De nombreux textes expérimentaux sont restés inédits, qui ont servi à la maturation de ma propre manière d’écrire.
De fait, j’ai beaucoup exploré et dans tous les genres ( poésie, essai,
aphorisme, texte de voyage, théâtre, récit, roman, textes d’histoire,
etc.), guidé par le refus de me répéter et la fascination de l’inconnu. A
chaque livre, nouveau défi. Pour éviter de tomber dans l’ornière d’une
manière unique d’écriture, j’ai cherché soit à mélanger les genres au
sein d’un même livre, soit à inventer des formes nouvelles. En ce sens,
mes livres ne rentrent pas dans les formatages habituels attendus par
les éditeurs ou les journalistes. Peu importe, l’important étant que
j’ai réussi à écrire et même à publier, fût-ce pour un cercle
confidentiel, les textes que je voulais vraiment faire.
Internet a
joué un grand rôle mon travail. Certains livres ont été conçus
uniquement avec ce support (mes aphorismes, mes essais, Hayoutioun,
Petite encyclopédie du génocide arménien…). L’avantage étant qu’en
publiant un texte chaque jour sur un forum ou moins régulièrement sur un
blog, un retour de lecteur était immédiatement assuré.
Mes textes
portent pour l’essentiel, mais pas exclusivement, sur la « chose
arménienne » ( Arménie et diaspora). Elle me sert d’étalon pour explorer
le monde, pour comprendre les problématiques liées à la démocratie,
déconstruire les mythes, révéler certaines hypocrisies, dénoncer des
injustices, expliquer la barbarie, promouvoir la compassion… Je pense
que pour qui voudra comprendre les Arméniens, mes livres ne seront pas
inutiles.
J’ajoute que je n’ai aucune réelle notoriété en dehors
d’un petit groupe de Happy few. Mais même parmi eux, aucun, à ma
connaissance, n’a une vue d’ensemble de ma production. Pour beaucoup de
ceux qui me lisent un peu, il existe encore bien des coins et recoins à
explorer. Ce qui est regrettable, c’est qu’aucun étudiant en lettres,
qui soit d’origine arménienne, n’a encore reconnu l’intérêt d’explorer
mon travail comme expression d’une diaspora en lutte dans son agonie, à
un moment critique de son histoire.
C’est que je suis, dans mon
genre et sans l’avoir cherché, le dernier écrivain de la diaspora en
France à écrire principalement et dans toutes les directions sur
l’actualité vivante de l’arménité. ( On le comprend. Quel écrivain
d’origine arménienne voudrait condamner d’avance son travail en
s’adressant à des lecteurs dont le nombre se réduit de plus en plus ou
qui appréhendent de se découvrir tels qu’ils sont ?) J’ai toujours pris
soin de rester au cœur de cette actualité, contrairement à d’autres qui
trouvent dans le génocide et dans le passé l’essentiel de leur
inspiration. Une aberration que j’ai toujours pris soin de dénoncer.

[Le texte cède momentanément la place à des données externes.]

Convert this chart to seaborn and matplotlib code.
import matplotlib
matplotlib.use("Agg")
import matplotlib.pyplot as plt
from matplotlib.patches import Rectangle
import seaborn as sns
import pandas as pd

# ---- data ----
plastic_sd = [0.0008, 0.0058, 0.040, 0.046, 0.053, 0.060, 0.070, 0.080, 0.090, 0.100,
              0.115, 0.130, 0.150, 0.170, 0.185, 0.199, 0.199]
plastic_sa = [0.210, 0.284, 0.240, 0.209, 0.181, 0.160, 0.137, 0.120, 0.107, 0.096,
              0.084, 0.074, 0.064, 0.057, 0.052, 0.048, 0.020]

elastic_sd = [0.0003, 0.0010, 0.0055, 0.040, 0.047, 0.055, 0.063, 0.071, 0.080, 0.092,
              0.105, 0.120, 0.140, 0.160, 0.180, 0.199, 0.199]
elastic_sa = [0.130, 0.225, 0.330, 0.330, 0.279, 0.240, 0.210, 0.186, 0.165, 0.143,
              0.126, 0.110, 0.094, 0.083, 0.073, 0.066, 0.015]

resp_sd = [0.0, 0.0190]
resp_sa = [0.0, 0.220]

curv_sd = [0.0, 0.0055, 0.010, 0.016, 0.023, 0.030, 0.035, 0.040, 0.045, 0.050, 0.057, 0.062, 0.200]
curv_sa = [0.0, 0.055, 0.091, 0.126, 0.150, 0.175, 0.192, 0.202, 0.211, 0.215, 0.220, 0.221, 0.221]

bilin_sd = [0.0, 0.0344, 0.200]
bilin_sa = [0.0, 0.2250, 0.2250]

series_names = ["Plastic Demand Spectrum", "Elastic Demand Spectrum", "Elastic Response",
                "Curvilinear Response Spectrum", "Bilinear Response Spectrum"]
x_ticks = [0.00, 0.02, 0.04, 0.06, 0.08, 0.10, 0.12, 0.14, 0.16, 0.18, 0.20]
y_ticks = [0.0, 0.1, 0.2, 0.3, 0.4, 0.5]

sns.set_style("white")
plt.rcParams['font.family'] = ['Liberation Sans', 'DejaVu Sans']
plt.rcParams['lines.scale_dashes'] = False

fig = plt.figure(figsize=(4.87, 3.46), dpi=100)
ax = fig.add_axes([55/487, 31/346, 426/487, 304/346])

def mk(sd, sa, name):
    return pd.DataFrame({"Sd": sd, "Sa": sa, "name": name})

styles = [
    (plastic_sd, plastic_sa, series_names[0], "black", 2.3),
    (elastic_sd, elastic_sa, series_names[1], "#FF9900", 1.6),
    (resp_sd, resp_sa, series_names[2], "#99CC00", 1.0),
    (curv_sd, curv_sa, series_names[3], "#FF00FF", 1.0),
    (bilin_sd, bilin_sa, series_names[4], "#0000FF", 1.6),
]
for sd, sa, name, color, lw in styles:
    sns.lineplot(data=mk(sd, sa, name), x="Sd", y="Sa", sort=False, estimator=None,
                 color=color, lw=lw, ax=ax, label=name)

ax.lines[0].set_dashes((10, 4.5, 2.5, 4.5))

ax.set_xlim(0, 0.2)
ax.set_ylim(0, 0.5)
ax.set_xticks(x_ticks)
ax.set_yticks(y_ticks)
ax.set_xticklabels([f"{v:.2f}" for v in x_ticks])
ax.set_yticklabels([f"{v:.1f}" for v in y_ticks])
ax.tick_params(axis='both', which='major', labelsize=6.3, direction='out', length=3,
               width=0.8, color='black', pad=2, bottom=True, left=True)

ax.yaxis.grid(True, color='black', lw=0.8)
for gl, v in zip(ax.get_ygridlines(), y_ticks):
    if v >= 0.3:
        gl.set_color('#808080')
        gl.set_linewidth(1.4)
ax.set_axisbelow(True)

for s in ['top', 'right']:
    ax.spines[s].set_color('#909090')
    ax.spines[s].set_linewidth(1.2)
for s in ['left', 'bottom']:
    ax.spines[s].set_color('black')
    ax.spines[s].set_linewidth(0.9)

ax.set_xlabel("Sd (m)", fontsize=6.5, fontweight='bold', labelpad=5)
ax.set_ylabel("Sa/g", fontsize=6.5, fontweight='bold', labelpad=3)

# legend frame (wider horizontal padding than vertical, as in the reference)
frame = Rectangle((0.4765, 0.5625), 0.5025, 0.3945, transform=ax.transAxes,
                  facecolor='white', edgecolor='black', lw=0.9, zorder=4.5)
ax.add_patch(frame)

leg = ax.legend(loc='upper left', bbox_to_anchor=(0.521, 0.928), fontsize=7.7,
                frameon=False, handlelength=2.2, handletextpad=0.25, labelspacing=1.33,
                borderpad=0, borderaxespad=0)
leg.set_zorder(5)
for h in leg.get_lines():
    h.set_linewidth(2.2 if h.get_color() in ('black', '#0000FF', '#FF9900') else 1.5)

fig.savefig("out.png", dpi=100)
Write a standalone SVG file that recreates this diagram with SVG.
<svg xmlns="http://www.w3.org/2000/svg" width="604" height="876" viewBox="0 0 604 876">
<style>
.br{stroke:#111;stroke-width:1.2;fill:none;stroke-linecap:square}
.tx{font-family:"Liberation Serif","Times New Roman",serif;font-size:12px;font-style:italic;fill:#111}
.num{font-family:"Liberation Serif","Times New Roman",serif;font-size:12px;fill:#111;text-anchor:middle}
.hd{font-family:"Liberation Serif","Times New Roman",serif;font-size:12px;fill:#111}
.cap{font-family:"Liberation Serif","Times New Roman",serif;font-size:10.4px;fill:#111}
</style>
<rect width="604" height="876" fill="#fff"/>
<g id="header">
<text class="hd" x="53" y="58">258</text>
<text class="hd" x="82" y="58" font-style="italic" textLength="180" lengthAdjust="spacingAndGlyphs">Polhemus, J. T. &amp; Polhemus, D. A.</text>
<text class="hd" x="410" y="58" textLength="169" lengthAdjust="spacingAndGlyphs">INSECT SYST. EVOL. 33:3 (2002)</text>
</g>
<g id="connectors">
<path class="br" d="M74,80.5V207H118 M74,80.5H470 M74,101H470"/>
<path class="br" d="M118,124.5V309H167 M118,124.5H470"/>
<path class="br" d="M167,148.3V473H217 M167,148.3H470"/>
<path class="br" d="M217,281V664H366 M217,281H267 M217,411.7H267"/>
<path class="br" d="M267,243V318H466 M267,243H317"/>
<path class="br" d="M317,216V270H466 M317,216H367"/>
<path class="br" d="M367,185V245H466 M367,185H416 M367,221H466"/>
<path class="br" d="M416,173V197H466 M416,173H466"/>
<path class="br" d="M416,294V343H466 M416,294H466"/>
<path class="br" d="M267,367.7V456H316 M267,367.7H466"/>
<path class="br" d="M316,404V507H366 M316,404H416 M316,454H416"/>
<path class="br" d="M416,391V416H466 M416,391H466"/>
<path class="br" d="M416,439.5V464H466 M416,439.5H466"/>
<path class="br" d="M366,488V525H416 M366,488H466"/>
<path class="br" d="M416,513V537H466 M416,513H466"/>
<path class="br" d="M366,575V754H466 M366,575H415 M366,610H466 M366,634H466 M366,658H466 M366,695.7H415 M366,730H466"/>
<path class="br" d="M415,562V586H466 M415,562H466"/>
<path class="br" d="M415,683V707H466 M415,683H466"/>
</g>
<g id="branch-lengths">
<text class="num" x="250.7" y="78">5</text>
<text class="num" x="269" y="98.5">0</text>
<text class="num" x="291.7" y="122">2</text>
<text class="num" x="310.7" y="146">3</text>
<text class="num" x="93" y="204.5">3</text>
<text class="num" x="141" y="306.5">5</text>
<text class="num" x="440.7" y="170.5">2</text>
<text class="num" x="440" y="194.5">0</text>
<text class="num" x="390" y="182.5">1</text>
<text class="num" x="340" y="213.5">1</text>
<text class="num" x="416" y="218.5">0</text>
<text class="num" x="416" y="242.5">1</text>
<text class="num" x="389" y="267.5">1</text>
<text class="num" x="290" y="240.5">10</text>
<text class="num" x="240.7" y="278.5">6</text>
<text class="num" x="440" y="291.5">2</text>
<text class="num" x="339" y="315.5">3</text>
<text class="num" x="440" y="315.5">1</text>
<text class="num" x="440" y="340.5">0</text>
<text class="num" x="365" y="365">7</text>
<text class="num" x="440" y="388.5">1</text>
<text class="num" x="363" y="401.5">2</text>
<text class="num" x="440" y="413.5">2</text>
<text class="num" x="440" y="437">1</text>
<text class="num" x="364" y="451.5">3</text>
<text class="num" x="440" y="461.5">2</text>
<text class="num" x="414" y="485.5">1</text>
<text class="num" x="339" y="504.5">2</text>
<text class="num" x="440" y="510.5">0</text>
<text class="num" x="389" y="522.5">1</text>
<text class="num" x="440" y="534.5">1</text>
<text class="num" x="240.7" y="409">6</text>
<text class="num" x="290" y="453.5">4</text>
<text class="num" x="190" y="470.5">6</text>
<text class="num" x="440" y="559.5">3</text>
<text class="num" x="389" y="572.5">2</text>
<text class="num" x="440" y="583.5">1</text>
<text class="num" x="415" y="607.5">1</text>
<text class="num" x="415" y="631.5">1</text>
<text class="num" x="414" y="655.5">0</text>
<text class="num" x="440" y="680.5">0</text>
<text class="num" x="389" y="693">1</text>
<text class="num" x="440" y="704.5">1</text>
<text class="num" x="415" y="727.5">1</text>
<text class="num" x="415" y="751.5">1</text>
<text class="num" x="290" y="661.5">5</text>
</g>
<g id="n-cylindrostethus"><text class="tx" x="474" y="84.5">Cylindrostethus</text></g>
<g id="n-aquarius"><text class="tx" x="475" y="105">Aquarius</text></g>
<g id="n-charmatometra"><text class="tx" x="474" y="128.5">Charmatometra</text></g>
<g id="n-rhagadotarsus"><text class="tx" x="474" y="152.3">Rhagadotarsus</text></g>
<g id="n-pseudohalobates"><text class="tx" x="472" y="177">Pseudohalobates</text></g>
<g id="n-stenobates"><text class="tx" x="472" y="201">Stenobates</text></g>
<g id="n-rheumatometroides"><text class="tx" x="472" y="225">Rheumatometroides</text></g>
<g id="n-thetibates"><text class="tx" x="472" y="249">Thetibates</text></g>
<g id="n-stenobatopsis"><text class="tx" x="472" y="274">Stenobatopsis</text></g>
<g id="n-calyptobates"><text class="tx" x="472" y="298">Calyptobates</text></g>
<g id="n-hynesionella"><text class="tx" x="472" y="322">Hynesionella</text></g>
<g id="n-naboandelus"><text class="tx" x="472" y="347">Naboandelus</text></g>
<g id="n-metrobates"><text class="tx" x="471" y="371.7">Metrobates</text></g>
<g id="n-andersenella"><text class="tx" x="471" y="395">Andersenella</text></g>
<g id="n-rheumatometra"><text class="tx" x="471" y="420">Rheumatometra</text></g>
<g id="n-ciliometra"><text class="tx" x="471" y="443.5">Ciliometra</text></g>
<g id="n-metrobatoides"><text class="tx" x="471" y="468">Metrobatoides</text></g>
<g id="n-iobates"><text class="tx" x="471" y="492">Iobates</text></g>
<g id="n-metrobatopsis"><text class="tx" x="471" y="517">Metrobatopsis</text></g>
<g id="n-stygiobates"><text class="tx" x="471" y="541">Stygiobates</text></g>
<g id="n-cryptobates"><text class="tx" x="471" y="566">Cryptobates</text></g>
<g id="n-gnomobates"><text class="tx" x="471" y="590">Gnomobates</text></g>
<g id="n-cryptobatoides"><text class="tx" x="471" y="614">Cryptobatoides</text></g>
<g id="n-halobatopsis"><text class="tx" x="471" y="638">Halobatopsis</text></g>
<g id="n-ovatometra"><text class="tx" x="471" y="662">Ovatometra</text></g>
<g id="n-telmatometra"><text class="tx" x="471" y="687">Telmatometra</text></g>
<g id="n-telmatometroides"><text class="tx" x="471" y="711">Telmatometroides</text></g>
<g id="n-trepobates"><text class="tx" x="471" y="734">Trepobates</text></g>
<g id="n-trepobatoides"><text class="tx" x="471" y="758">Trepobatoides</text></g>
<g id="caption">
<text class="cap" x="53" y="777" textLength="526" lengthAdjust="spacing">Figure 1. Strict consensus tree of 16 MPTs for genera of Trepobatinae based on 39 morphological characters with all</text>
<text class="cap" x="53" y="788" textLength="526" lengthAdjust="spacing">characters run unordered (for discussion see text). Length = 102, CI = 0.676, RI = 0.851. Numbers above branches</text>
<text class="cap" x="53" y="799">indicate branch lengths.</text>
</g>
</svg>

On aura compris à la lecture de cette rétrospective que je ne pouvais
pas faire mieux que d’écrire à partir de mon identité d’origine. La
pression du génocide, les pathologies d’une diaspora humiliée, les
souffrances d’une Arménie soumise au joug soviétique, aux impératifs de
la guerre, à l’accouchement douloureux de son indépendance démocratique,
mes engagements et mon éducation ne pouvaient pas me donner d’autres
sources d’inspiration. Cela n’a pas toujours été de gaieté de cœur. J’ai
beaucoup perdu si je me compare aux autres écrivains de ma génération
ayant pris une direction exclusivement française, mais gagné en
profondeur et en interrogations.
Ainsi, mon isolement littéraire
peut être sans nul doute lié à ces circonstances dans la mesure où
j’écris sur l’Arménie dans une langue, le français, que les citoyens
arméniens ne lisent pas, et que je m’adresse à une diaspora qui n’habite
pas le pays. A cet isolement ne sont pas étrangères les mentalités qui
sévissent en diaspora. Mon franc parler me vaut d’être tenu éloigné des
radios arméniennes et des maisons de la culture ( pas de certains
journaux). Quant aux divers salons du livre arménien, ils sont de plus
en plus désespérants en dépit du dévouement de leurs organisateurs.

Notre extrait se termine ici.